Manufacturers lobby against Obama tax plan
WASHINGTON (Reuters) - Major U.S. manufacturing companies, including 3M Co and Ingersoll-Rand Co Ltd, lobbied U.S. lawmakers this week to hold back tax law changes proposed by President Barack Obama.
More than 300 executives of the National Association of Manufacturers met more than 100 lawmakers and staff on Capitol Hill, to persuade lawmakers to oppose Obama's tax proposals that many companies say will hamper their competitiveness in global markets.
"The rhetorical battle is really against us," John Engler, former governor of Michigan and president of NAM, told a briefing for reporters in Washington on Thursday.
The business community is fighting a "this is raising taxes on people who ship jobs overseas" argument, he said.
Obama, carrying out a campaign promise, intends to raise $210 billion over 10 years by revising a tax policy that lets companies defer income earned abroad and by closing what he calls a loophole that allows companies to hide income from foreign subsidiaries.

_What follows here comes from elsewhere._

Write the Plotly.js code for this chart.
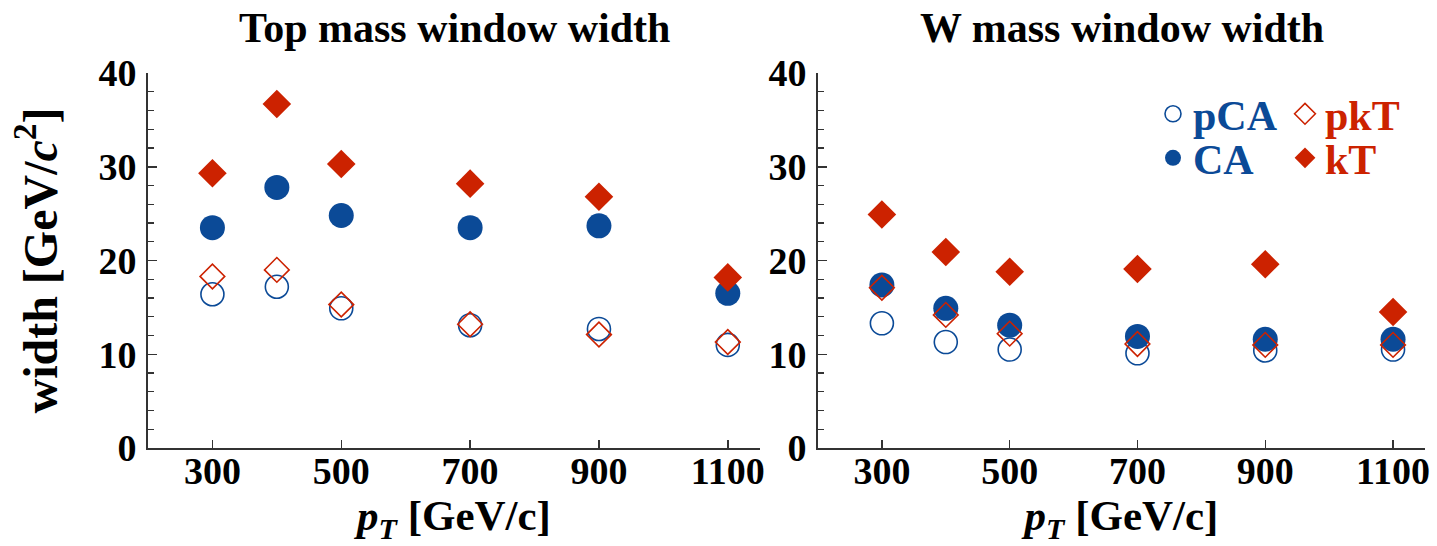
<!DOCTYPE html>
<html>
<head>
<meta charset="utf-8">
<script src="https://cdn.plot.ly/plotly-3.0.1.min.js"></script>
<style>html,body{margin:0;padding:0;background:#fff;}#chart{width:1437px;height:546px;}</style>
</head>
<body>
<div id="chart"></div>
<script>
// pT values (GeV/c)
const pT = [300, 400, 500, 700, 900, 1100];
const xTicks = [300, 500, 700, 900, 1100];
const yTicks = [0, 10, 20, 30, 40];

// Top mass window width [GeV/c^2]
const topPCA = [16.4, 17.2, 14.9, 13.1, 12.7, 11.0];
const topCA  = [23.5, 27.8, 24.8, 23.5, 23.7, 16.5];
const topPkT = [18.3, 19.0, 15.3, 13.2, 12.1, 11.3];
const topKT  = [29.3, 36.7, 30.3, 28.2, 26.8, 18.2];

// W mass window width [GeV/c^2]
const wPCA = [13.3, 11.3, 10.5, 10.1, 10.4, 10.5];
const wCA  = [17.4, 14.9, 13.1, 11.9, 11.6, 11.6];
const wPkT = [17.1, 14.2, 12.2, 11.1, 11.0, 11.0];
const wKT  = [24.9, 20.9, 18.8, 19.1, 19.6, 14.5];

const BLUE = '#0b4a97';
const RED = '#cc2200';
const FONT = 'Liberation Serif, Times New Roman, serif';

const styles = {
  pCA: {symbol: 'circle-open', size: 23, color: BLUE, line: {color: BLUE, width: 1.6}},
  CA:  {symbol: 'circle', size: 25, color: BLUE},
  pkT: {symbol: 'diamond-open', size: 19, color: RED, line: {color: RED, width: 1.6}},
  kT:  {symbol: 'diamond', size: 22, color: RED}
};
const legendOf = {pCA: 'legend', CA: 'legend2', pkT: 'legend3', kT: 'legend4'};
const colorOf = {pCA: BLUE, CA: BLUE, pkT: RED, kT: RED};

function tr(name, y, xa, ya, show) {
  return {
    type: 'scatter', mode: 'markers', x: pT, y: y, xaxis: xa, yaxis: ya,
    name: '<span style="color:' + colorOf[name] + '">' + name + '</span>',
    marker: styles[name], showlegend: show, legend: legendOf[name],
    hoverinfo: 'x+y'
  };
}

const data = [
  tr('pCA', topPCA, 'x', 'y', false),
  tr('CA', topCA, 'x', 'y', false),
  tr('pkT', topPkT, 'x', 'y', false),
  tr('kT', topKT, 'x', 'y', false),
  tr('pCA', wPCA, 'x2', 'y2', true),
  tr('CA', wCA, 'x2', 'y2', true),
  tr('pkT', wPkT, 'x2', 'y2', true),
  tr('kT', wKT, 'x2', 'y2', true)
];

const tickFont = {family: FONT, size: 38, color: '#000', weight: 'bold'};
function xAxis(domain, anchor) {
  return {
    domain: domain, anchor: anchor, range: [200, 1150],
    tickmode: 'array', tickvals: xTicks, ticktext: xTicks.map(String),
    ticks: 'inside', ticklen: 8, tickwidth: 1.5, tickcolor: '#333',
    showline: true, linecolor: '#333', linewidth: 2, mirror: false,
    showgrid: false, zeroline: false, tickfont: tickFont, ticklabelstandoff: -12,
    title: {text: '<i>p</i><sub><i>T</i></sub> [GeV/c]', font: {family: FONT, size: 43, color: '#000', weight: 'bold'}, standoff: 18}
  };
}
function yAxis(anchor, withTitle) {
  const a = {
    anchor: anchor, range: [0, 40], domain: [0, 1],
    tickmode: 'array', tickvals: yTicks, ticktext: yTicks.map(String),
    ticks: 'inside', ticklen: 9, tickwidth: 1.5, tickcolor: '#333',
    minor: {dtick: 2, ticks: 'inside', ticklen: 6, tickwidth: 1.2, tickcolor: '#333', showgrid: false},
    showline: true, linecolor: '#333', linewidth: 2, mirror: false,
    showgrid: false, zeroline: false, tickfont: tickFont, ticklabelstandoff: 2
  };
  if (withTitle) {
    a.title = {text: 'width [GeV/<i>c</i><sup>2</sup>]', font: {family: FONT, size: 48, color: '#000', weight: 'bold'}, standoff: 26};
  }
  return a;
}

const plotL = 148, plotW = 1277;
const dom1 = [0, (760 - plotL) / plotW];
const dom2 = [(818 - plotL) / plotW, 1];

function legendAt(px, py) {
  return {
    x: (px - plotL) / plotW, y: (448 - py) / 375, xanchor: 'left', yanchor: 'middle',
    bgcolor: 'rgba(0,0,0,0)', borderwidth: 0, itemsizing: 'trace',
    font: {family: FONT, size: 42, weight: 'bold'}
  };
}

const layout = {
  width: 1437, height: 546,
  margin: {l: plotL, r: 12, t: 73, b: 98},
  paper_bgcolor: '#fff', plot_bgcolor: '#fff',
  xaxis: xAxis(dom1, 'y'),
  yaxis: yAxis('x', true),
  xaxis2: xAxis(dom2, 'y2'),
  yaxis2: yAxis('x2', false),
  legend: legendAt(1153, 114),
  legend2: legendAt(1153, 158),
  legend3: legendAt(1285, 114),
  legend4: legendAt(1285, 158),
  annotations: [
    {text: 'Top mass window width', xref: 'paper', yref: 'paper', x: (dom1[0] + dom1[1]) / 2, y: 1, yshift: 45, xanchor: 'center', yanchor: 'middle', showarrow: false,
     font: {family: FONT, size: 42, color: '#000', weight: 'bold'}},
    {text: 'W mass window width', xref: 'paper', yref: 'paper', x: (dom2[0] + dom2[1]) / 2, y: 1, yshift: 45, xanchor: 'center', yanchor: 'middle', showarrow: false,
     font: {family: FONT, size: 42, color: '#000', weight: 'bold'}}
  ]
};

Plotly.newPlot('chart', data, layout, {displayModeBar: false, staticPlot: true});
</script>
</body>
</html>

Multinational companies see the tax changes as one of their biggest lobbying fights this year.
The United States has among the highest statutory corporate tax rates in the industrialized world, with a top marginal rate of 35 percent, a fact long emphasized by businesses.
In "most of our markets, what we're dealing with is the competitor is headquartered in Asia Pacific or parts of Europe and, obviously, they have a different tax structure than you would as a U.S.-based company," Ingersoll-Rand chief executive Herbert Henkel said.
But the administration argues the rate is the wrong number to look at, because the actual rate after deductions and loopholes puts the United States roughly in line with its developed-country peers.
The administration says that, of $700 billion in overseas earnings from U.S. global companies in 2004, companies paid just $16 billion in taxes, a rate of 2.3 percent.
3M senior vice president John Woodworth said his company is paying very close to the statutory rate, at 31 percent. He said the trip was his first to Washington in 35 years at 3M.
"It feels anti-business for sure," Woodworth said. "I think that is a huge mistake."
House of Representatives Ways and Means Committee chairman Charlie Rangel proposed similar changes in 2007, but he paired it with lowering overall tax rates.
"In my meetings, I did not perceive an appetite to take a thorough look at the entire tax structure," Mike Campbell, chairman of NAM and president of Arch Chemicals Inc, said on Thursday.
He said he got "sympathy but no appetite" to take on broad tax reform.
The companies also addressed climate change legislation, trade and a bill that would make it easier for unions to organize.